There’s A Ravenous Black Hole In The Middle Of The Milky Way And Researchers Have Simulated How It Feeds

The paradox of Milky Way galaxy's supermassive black hole Sagittarius A* (Sgr A*) getting a feed of faintly glowing accretion disk of collapsing stars has been answered by a new simulation model.

Observations and images captured by many Telescopes including NASA's Chandra had reaffirmed this anomaly. According to images taken from NASA's Chandra X-ray Observatory, the material around Sgr A* looks faint and diffused.

Extensive Observations

Extensive observing campaigns by Chandra telescope had captured unprecedented X-ray images and energy signatures of multi-million-degree gas swirling around Sgr A*.

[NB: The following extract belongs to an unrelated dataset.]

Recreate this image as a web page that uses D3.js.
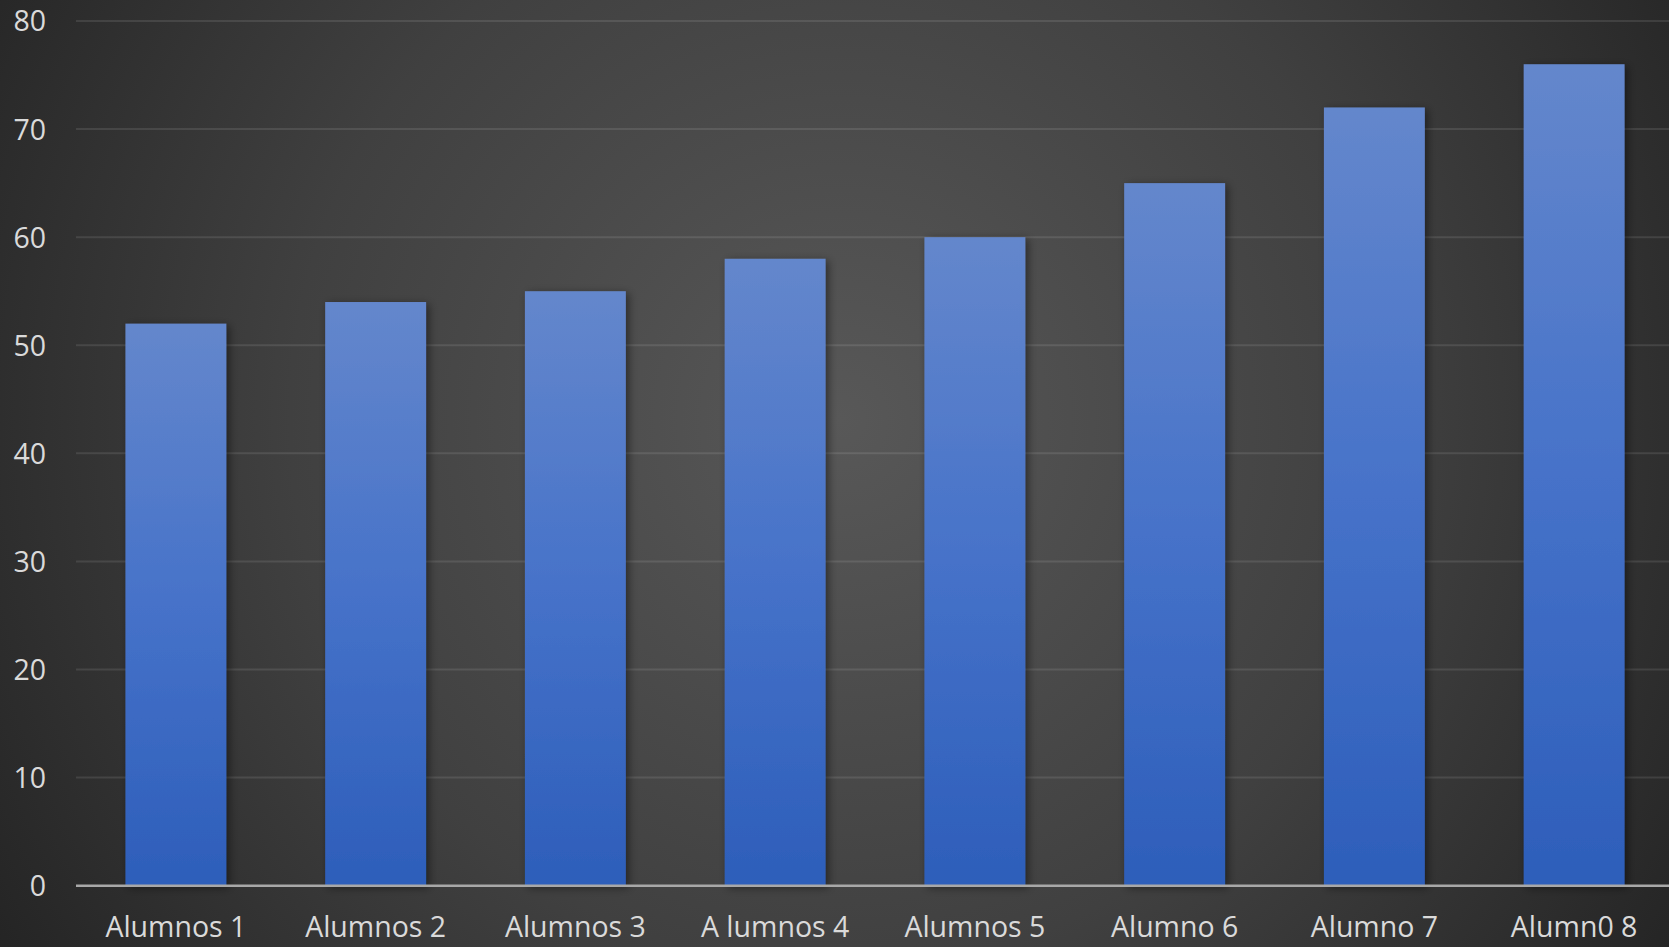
<!DOCTYPE html>
<html><head><meta charset="utf-8">
<script src="https://cdn.jsdelivr.net/npm/d3@7"></script>
<style>html,body{margin:0;padding:0;background:#2b2b2b;overflow:hidden}</style>
</head><body>
<svg id="chart" width="1669" height="947"></svg>
<script>
const categories = ["Alumnos 1","Alumnos 2","Alumnos 3","A lumnos 4","Alumnos 5","Alumno 6","Alumno 7","Alumn0 8"];
const values = [52, 54, 55, 58, 60, 65, 72, 76];
const yTicks = [0,10,20,30,40,50,60,70,80];

const W = 1669, H = 947;
const svg = d3.select("#chart");
const defs = svg.append("defs");

const bg = defs.append("radialGradient").attr("id","bg")
  .attr("gradientUnits","userSpaceOnUse").attr("cx",840).attr("cy",420).attr("r",1000);
bg.append("stop").attr("offset","0").attr("stop-color","#585858");
bg.append("stop").attr("offset","0.55").attr("stop-color","#404040");
bg.append("stop").attr("offset","1").attr("stop-color","#242424");

const barG = defs.append("linearGradient").attr("id","barg").attr("x1",0).attr("y1",0).attr("x2",0).attr("y2",1);
barG.append("stop").attr("offset","0").attr("stop-color","#6487cc");
barG.append("stop").attr("offset","0.5").attr("stop-color","#4672c9");
barG.append("stop").attr("offset","1").attr("stop-color","#2d5eba");

const f = defs.append("filter").attr("id","sh").attr("x","-20%").attr("y","-10%").attr("width","140%").attr("height","120%");
f.append("feDropShadow").attr("dx",3).attr("dy",2).attr("stdDeviation",4).attr("flood-color","#000").attr("flood-opacity",0.45);

svg.append("rect").attr("width",W).attr("height",H).attr("fill","url(#bg)");

const x = d3.scaleBand().domain(categories).range([76, 1674]).paddingInner(0.495).paddingOuter(0.2475);
const y = d3.scaleLinear().domain([0,80]).range([885.7, 21]);

// gridlines
svg.append("g").selectAll("line").data(yTicks.filter(d=>d>0)).join("line")
  .attr("x1",76).attr("x2",W).attr("y1",d=>y(d)).attr("y2",d=>y(d))
  .attr("stroke","#ffffff").attr("stroke-opacity",0.1).attr("stroke-width",2);

// bars
svg.append("g").selectAll("rect").data(values).join("rect")
  .attr("x",(d,i)=>x(categories[i])).attr("width",x.bandwidth())
  .attr("y",d=>y(d)).attr("height",d=>y(0)-y(d))
  .attr("fill","url(#barg)").attr("filter","url(#sh)");

// baseline
svg.append("line").attr("x1",76).attr("x2",W).attr("y1",y(0)).attr("y2",y(0))
  .attr("stroke","#a8a8a8").attr("stroke-width",2.5);

// y axis
const yAxis = d3.axisLeft(y).tickValues(yTicks).tickSize(0).tickPadding(0);
const ya = svg.append("g").attr("transform","translate(46,0)").call(yAxis);
ya.select(".domain").remove();
ya.selectAll("text").attr("fill","#dadada").style("font-family","'Open Sans', sans-serif").style("font-size","28.5px").attr("dy","0.35em");

// x axis
const xAxis = d3.axisBottom(x).tickSize(0).tickPadding(0);
const xa = svg.append("g").call(xAxis);
xa.select(".domain").remove();
xa.selectAll("text").attr("fill","#dadada").style("font-family","'Open Sans', sans-serif").style("font-size","28.5px")
  .attr("y",937).attr("dy",0);
</script>
</body></html>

The black hole pulls in gas from the winds of a disk-shaped distribution entity of massive stars albeit with a weaker glow.

Scientists at Princeton University and the U.S. Department of Energy's (DOE) Princeton Plasma Physics Laboratory (PPPL) have addressed the dichotomy of faint glow from the accretion disk's feed to the massive black hole at Milky Way.

The paper has been published online in Physical Review Letters providing the basis for the simulation of the extraordinary processes.

The inference is that less than one percent of the material from the disc reaches the event horizon from the black hole's gravitational domain. As a result, X-ray emission near the black hole looks faint. One reason is the captured material losing heat and angular momentum before falling into the black hole after ejecting matter.

The black hole Sgr A* is some 26,000 light years from Earth and is a rare black hole in the universe where the flow of matter nearby can be witnessed.

Accretion disks are essentially plasma clouds orbiting black holes with the latter exerting intense gravitational field produced by stars that shrink into a fraction of their original size.

As the graveyard of collapsed stars, the "event horizon" will not let even the light escape. Conceptually, accretion disks falling into event horizons must be the brightest sources of electromagnetic radiation in the universe; however, the paradox still persists.

New Modeling

In the new modeling, accretion disc swirling down into supermassive Sagitarius*A with a subdued glow has been interpreted with a different dynamics.

Despite Milky Way black hole enjoying gravitational mass that is four million times greater than the sun, the accretion disk plasma is "radiatively weak" as borne by the meager radiation emitted.

"So the question is, why is this disk so quiescent?" asks lead author Matthew Kunz, who is an assistant professor of astrophysical sciences at Princeton University.

Researchers highlight the Sagittarius A* accretion disk's plasma as hot, dilute yet "collisionless", implying trajectories of protons and electrons inside the plasma seldom intersect.

This non-collisionality makes Sagittarius A* accretion disk different from other radioactive disks in other black holes.

To address the case of collisionless particles, the paper treats such plasmas not as a macroscopic fluid but "kinetic" ones to trace their paths.

The kinetic approach helps to understand why accretion disk region around the Sagittarius A* hole has limited light.

Changing Binaries

Technically, black hole X-ray binary systems operate with one black hole pulling in material from nearby companion stars to stay bright and emit X-rays.

Black hole X-ray binaries in Milky Way are plenty but they emit relatively little X-rays. There are 80 systems in Milky Way as black hole X-ray binaries which are changing dramatically between faint emission (quiescent state) and bright emission (outburst state) stages.